Description of the task
Set down exactly the first line of the entries and every line after it, through the line with "import plotly.graph_objects as go".

Records from a data source
-- START --

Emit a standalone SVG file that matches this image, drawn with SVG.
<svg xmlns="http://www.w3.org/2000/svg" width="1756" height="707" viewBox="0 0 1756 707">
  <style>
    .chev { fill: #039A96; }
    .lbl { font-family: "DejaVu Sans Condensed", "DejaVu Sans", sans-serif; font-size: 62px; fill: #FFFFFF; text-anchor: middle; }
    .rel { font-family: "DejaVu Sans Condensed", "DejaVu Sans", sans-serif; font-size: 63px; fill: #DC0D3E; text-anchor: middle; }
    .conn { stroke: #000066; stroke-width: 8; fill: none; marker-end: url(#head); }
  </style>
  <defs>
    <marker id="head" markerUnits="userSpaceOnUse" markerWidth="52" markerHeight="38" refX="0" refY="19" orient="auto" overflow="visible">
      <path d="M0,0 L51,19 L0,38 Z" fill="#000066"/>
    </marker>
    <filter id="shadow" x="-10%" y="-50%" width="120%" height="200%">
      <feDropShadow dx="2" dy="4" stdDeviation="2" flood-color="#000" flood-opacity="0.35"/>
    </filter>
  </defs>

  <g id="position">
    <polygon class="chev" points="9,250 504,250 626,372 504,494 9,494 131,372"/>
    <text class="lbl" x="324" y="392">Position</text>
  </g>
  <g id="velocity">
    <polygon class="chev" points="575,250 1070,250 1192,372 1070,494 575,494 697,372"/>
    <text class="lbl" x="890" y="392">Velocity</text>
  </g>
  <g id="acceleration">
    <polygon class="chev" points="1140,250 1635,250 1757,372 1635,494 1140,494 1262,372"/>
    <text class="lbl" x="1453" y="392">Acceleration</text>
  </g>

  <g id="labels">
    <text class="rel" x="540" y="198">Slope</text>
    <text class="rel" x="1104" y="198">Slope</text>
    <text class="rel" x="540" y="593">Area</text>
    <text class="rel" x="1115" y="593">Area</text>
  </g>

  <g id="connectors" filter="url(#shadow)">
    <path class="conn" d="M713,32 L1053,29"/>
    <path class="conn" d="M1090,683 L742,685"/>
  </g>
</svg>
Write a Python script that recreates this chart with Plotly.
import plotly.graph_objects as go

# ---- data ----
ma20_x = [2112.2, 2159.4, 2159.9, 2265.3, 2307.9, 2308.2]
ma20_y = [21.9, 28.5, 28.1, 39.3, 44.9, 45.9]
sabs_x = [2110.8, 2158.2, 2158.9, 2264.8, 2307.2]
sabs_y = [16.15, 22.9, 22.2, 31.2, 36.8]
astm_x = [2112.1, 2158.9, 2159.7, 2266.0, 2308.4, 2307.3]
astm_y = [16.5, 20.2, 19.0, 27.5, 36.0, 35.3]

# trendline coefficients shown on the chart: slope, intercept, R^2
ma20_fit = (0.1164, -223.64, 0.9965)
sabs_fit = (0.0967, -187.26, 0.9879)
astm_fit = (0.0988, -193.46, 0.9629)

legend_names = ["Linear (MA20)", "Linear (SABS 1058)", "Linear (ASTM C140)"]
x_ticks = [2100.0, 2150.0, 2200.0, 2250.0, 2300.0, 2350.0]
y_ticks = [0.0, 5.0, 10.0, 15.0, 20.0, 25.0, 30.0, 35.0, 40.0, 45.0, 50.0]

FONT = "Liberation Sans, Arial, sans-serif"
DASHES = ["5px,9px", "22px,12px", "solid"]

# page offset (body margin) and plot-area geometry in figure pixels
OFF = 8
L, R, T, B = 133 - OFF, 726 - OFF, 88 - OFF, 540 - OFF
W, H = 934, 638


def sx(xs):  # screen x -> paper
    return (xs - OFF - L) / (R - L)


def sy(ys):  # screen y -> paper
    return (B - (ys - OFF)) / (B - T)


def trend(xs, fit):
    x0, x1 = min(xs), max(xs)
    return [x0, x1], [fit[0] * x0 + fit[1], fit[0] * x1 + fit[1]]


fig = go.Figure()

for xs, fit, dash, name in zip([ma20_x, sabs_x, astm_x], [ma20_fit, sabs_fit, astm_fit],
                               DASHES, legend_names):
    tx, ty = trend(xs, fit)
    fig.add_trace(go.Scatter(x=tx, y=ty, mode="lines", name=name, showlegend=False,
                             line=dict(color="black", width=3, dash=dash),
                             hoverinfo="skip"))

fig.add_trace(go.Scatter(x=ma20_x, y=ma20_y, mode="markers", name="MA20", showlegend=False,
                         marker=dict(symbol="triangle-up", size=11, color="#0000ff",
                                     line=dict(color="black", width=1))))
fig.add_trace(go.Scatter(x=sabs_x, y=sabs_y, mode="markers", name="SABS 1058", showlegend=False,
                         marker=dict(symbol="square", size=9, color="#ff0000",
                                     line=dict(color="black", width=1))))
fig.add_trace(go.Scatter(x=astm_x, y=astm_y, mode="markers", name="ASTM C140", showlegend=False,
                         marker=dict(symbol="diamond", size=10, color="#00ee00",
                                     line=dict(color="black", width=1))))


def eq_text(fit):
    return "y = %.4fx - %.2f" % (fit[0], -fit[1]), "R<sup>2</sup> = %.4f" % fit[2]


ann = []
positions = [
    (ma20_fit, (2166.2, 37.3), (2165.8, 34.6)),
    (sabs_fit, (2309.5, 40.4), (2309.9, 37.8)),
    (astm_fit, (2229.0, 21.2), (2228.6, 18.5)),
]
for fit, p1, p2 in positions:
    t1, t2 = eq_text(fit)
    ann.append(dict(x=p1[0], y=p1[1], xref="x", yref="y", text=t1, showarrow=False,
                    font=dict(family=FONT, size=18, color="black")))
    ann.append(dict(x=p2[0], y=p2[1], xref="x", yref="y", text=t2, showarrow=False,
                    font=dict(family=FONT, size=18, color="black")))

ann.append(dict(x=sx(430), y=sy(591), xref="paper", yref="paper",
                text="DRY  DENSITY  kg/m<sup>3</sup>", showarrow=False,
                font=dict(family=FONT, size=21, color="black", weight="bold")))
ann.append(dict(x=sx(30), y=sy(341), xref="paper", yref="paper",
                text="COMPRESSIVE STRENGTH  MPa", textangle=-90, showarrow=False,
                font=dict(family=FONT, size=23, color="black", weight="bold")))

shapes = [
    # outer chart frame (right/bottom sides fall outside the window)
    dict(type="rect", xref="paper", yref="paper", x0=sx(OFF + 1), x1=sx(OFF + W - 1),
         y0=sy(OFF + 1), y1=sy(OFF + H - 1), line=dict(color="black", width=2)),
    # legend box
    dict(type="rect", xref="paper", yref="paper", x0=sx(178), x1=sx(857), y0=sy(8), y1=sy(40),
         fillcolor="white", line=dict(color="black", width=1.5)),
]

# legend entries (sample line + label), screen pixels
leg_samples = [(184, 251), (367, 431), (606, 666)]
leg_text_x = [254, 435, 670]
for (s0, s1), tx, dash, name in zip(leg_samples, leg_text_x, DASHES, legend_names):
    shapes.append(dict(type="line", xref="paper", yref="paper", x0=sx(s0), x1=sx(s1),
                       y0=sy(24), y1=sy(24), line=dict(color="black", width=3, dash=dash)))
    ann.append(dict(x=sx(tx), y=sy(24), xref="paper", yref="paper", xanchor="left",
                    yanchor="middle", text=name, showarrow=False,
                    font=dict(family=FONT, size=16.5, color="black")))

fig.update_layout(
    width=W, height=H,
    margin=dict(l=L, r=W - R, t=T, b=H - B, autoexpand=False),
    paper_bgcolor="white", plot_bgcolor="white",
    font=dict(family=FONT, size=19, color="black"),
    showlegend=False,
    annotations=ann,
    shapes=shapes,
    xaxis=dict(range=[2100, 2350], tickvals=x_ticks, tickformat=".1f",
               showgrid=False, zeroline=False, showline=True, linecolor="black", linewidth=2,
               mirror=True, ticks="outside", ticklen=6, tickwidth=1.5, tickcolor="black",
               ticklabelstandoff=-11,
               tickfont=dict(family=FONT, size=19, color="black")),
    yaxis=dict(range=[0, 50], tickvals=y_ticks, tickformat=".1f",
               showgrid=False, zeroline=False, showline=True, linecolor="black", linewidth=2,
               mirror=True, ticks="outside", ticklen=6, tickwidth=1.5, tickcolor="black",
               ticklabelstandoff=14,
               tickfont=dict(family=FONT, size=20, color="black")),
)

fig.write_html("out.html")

-- END --

Worked answer
Emit a standalone SVG file that matches this image, drawn with SVG.
<svg xmlns="http://www.w3.org/2000/svg" width="1756" height="707" viewBox="0 0 1756 707">
  <style>
    .chev { fill: #039A96; }
    .lbl { font-family: "DejaVu Sans Condensed", "DejaVu Sans", sans-serif; font-size: 62px; fill: #FFFFFF; text-anchor: middle; }
    .rel { font-family: "DejaVu Sans Condensed", "DejaVu Sans", sans-serif; font-size: 63px; fill: #DC0D3E; text-anchor: middle; }
    .conn { stroke: #000066; stroke-width: 8; fill: none; marker-end: url(#head); }
  </style>
  <defs>
    <marker id="head" markerUnits="userSpaceOnUse" markerWidth="52" markerHeight="38" refX="0" refY="19" orient="auto" overflow="visible">
      <path d="M0,0 L51,19 L0,38 Z" fill="#000066"/>
    </marker>
    <filter id="shadow" x="-10%" y="-50%" width="120%" height="200%">
      <feDropShadow dx="2" dy="4" stdDeviation="2" flood-color="#000" flood-opacity="0.35"/>
    </filter>
  </defs>

  <g id="position">
    <polygon class="chev" points="9,250 504,250 626,372 504,494 9,494 131,372"/>
    <text class="lbl" x="324" y="392">Position</text>
  </g>
  <g id="velocity">
    <polygon class="chev" points="575,250 1070,250 1192,372 1070,494 575,494 697,372"/>
    <text class="lbl" x="890" y="392">Velocity</text>
  </g>
  <g id="acceleration">
    <polygon class="chev" points="1140,250 1635,250 1757,372 1635,494 1140,494 1262,372"/>
    <text class="lbl" x="1453" y="392">Acceleration</text>
  </g>

  <g id="labels">
    <text class="rel" x="540" y="198">Slope</text>
    <text class="rel" x="1104" y="198">Slope</text>
    <text class="rel" x="540" y="593">Area</text>
    <text class="rel" x="1115" y="593">Area</text>
  </g>

  <g id="connectors" filter="url(#shadow)">
    <path class="conn" d="M713,32 L1053,29"/>
    <path class="conn" d="M1090,683 L742,685"/>
  </g>
</svg>
Write a Python script that recreates this chart with Plotly.
import plotly.graph_objects as go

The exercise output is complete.